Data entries

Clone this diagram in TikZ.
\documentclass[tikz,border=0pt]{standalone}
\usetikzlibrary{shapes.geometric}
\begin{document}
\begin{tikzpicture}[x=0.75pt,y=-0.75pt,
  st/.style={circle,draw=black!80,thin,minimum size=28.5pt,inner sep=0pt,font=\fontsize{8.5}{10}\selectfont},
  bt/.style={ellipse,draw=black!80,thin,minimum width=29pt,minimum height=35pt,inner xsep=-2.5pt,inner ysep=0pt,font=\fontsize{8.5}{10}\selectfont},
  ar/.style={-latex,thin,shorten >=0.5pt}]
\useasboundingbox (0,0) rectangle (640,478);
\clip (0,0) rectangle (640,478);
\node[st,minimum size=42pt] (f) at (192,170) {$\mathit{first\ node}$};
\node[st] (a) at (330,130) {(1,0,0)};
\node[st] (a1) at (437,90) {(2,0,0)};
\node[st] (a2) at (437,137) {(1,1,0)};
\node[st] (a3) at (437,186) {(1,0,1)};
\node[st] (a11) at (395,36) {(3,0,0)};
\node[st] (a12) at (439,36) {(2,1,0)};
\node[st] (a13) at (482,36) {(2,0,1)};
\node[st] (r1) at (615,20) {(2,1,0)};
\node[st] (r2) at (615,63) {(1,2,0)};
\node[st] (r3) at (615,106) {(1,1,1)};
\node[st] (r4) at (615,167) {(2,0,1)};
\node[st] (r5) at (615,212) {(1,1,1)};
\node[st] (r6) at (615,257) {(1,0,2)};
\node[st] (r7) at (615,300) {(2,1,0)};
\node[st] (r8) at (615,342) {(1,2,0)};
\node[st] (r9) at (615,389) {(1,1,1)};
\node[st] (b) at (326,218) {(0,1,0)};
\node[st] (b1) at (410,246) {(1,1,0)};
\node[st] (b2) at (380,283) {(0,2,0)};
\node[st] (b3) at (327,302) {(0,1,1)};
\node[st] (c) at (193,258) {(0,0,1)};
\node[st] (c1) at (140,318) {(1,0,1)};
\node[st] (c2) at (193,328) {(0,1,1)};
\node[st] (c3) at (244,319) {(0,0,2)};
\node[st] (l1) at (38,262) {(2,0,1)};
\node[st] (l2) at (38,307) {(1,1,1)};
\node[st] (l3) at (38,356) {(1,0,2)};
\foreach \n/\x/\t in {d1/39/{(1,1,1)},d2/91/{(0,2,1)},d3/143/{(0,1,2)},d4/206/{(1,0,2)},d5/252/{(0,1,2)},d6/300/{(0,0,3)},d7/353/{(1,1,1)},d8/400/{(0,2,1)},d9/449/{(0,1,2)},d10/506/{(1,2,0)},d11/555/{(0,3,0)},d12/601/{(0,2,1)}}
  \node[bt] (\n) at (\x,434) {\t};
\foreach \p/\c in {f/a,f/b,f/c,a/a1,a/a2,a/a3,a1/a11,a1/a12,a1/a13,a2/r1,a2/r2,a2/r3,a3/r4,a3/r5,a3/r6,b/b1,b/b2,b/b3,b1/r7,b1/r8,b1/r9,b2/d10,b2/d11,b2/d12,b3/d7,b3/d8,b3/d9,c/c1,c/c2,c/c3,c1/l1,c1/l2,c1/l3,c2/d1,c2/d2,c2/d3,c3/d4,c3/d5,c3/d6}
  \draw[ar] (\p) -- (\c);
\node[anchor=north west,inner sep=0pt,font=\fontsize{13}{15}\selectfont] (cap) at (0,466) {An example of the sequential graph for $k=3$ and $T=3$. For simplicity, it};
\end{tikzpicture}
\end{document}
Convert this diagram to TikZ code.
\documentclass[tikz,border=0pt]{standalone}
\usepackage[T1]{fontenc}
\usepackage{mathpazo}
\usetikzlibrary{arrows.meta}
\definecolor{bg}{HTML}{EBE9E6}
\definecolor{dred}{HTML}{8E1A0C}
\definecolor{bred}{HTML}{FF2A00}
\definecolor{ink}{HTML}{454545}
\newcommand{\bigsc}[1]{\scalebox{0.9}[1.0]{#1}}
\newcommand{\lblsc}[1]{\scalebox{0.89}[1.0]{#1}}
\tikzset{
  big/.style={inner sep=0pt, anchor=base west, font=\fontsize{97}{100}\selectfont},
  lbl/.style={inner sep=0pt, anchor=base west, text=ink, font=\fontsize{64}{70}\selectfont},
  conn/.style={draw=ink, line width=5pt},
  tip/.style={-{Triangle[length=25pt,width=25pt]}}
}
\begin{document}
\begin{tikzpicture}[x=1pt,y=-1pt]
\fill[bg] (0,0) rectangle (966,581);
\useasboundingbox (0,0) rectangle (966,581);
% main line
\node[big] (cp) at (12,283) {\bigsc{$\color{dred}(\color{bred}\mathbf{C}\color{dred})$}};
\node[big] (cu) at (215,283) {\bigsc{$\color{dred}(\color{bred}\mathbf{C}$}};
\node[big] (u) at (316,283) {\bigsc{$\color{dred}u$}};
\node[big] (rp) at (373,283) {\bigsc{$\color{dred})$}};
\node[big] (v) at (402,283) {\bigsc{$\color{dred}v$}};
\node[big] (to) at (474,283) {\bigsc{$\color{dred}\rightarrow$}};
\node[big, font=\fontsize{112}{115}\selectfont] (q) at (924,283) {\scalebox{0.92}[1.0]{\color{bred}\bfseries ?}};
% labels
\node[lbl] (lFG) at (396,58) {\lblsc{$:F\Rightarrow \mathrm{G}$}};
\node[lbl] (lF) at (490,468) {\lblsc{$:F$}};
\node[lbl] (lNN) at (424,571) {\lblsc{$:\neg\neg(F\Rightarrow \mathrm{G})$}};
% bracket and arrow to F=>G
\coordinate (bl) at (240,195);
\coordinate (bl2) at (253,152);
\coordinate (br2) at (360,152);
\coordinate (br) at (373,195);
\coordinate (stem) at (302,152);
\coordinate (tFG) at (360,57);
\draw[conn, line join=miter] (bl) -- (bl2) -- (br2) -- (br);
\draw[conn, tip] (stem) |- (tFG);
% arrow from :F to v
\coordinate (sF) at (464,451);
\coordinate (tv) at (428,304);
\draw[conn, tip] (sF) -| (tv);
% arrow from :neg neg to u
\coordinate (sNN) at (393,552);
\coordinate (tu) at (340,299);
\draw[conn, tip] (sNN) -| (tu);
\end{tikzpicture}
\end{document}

==

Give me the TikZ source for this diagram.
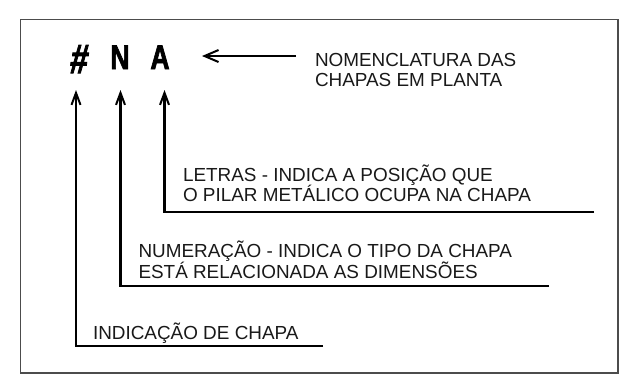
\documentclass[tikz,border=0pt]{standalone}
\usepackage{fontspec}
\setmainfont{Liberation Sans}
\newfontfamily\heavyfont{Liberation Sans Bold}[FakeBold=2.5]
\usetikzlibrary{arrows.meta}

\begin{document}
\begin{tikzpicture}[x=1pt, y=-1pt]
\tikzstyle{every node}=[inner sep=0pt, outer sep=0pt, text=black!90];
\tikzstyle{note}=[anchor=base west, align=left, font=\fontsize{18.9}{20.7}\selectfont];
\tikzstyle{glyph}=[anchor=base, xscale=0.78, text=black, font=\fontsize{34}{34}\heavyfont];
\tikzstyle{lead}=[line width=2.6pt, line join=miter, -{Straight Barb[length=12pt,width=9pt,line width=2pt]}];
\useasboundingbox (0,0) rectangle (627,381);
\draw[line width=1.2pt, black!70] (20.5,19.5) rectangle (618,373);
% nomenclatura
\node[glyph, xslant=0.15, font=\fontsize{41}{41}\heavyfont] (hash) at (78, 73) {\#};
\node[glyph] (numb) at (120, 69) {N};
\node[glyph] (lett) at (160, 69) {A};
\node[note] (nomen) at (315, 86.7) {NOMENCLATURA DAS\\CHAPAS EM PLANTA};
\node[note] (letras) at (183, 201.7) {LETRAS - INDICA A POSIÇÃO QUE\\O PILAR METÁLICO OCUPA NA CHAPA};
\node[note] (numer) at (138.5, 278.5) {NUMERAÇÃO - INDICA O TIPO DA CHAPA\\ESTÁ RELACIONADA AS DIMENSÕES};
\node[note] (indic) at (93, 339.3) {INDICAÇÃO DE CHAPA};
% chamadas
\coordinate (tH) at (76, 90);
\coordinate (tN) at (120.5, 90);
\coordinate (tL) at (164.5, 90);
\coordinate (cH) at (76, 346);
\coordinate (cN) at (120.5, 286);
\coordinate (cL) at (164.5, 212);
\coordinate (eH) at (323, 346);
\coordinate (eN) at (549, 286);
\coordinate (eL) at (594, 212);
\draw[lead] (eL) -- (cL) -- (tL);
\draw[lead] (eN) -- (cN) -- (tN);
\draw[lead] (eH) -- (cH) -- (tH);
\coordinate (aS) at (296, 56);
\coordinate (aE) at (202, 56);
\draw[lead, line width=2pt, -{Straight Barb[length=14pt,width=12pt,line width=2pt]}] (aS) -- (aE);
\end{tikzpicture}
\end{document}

## Problem to work on
How many of the lines in the listing above hold the word "diagram"? Report only that figure.

## Output for this task
3